There is no outward measure of Will’s success.

He is an engaged father (mostly, except when we forgets to let the kids in for lunch because the ennui/despair is too overwhelming) and he has written some good poetry.

But there’s no Governor General’s Award to show for it. And when he proposed to Judy that he receive a wage for his childcare responsibilities, she made a counter-offer, a significantly lower figure.

And “[s]he had all her expertise as an economist behind her while he’d only had an article in Chatelaine.”

But even Judy — as great as she presents on camera — has concerns, even before the events of 2008 which seriously threatened her professional identity.

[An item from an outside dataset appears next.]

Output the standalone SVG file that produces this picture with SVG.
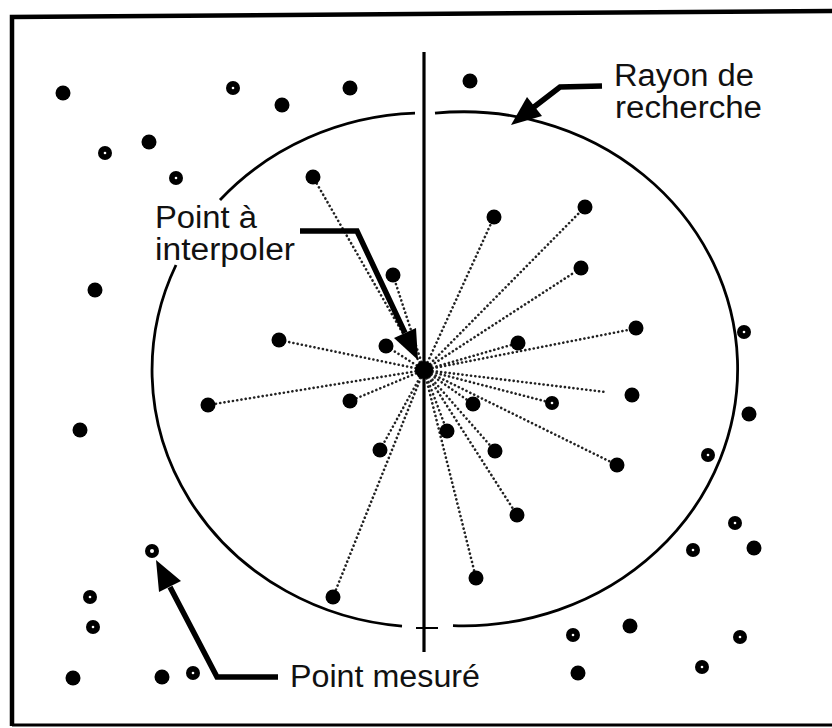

She is particularly concerned about her children, Alex and Zoe. (And these are not like sitcom kids: they are wholly believable.)

“They had everything. She didn’t know what to do about it, so most of the time she simply kept working and telling herself that they should be happy — they had everything.”

And, yet, her family is unhappy, her children in their tween/teen years struggling in the same way that Will is (although the kids are preoccupied with their own concerns and aren’t aware of the parallels).

Zoe “vaguely wished to be a pop star — she watched all the Idol shows — but she didn’t know anything about music, and now it seemed almost too late”.

Even at 12 years old, Zoe keeps her pop-star ambitions to herself, recognizing that artsy dreams are fragile, whereas Alex broadcasts his desire to be a police officer, a detective.

“‘Right,’ said Zoe. ‘There’s a fitness test, you know.'”

Catch a glimpse of the realistic dialogue there, also all the unstated eye-rolling: Zoe is at that age.

But, there is some truth beneath Zoe’s defensive barb; both Will and Judy are unsure whether the amount of sweets that Alex is eating will create a problem for him.

When tension at home increases — because there is conflict between Will and Judy, particularly as each feels their identity rocked by external events and internal fears — Alex reaches for a candy bar.

All of the characters in this novel have their own ways of coping with what lurks beneath the surfaces of their lives.

Sometimes the struggle is visible, even to casual onlookers; sometimes the veneer is solid.

Sometimes the choices appear minor, as in whether Zoe should be allowed to attend a Shopping Party for a class-mate’s birthday.

Rarely the issues are approached openly, philosophically: “When…does the end justify the means? And how do you measure the externalities, the collateral damage? What is life but the continuous exercise of moral choice?”

For that is the delight of this novel; after you have finished reading, it’s clear that the author has deliberately layered the theme throughout, but the reader is simply engaged in the story.

What is truly an obstacle, whether to progress or happiness? What does it mean if we, individually or nationally, decline to participate in a measure of well-being which values war over housing starts?

These are big questions. But in the course of reading Shari LaPeña’s novel, the reader simply hopes that someone will honk for the poet who is standing at the side of the parkway with a sign that reads “Honk if you love poetry.”

A novel that is wholly entertaining  — there are some laugh-out-loud moments and countless smirky grins — and still leaves you with lots to think about? That’s good stuff.

A wholly entertaining novel that leaves you with something to believe in? That’s grand.

PS If it adds to the value of the book in your reader’s mind, Happiness Economics won the Stephen Leacock Medal for being hilarious.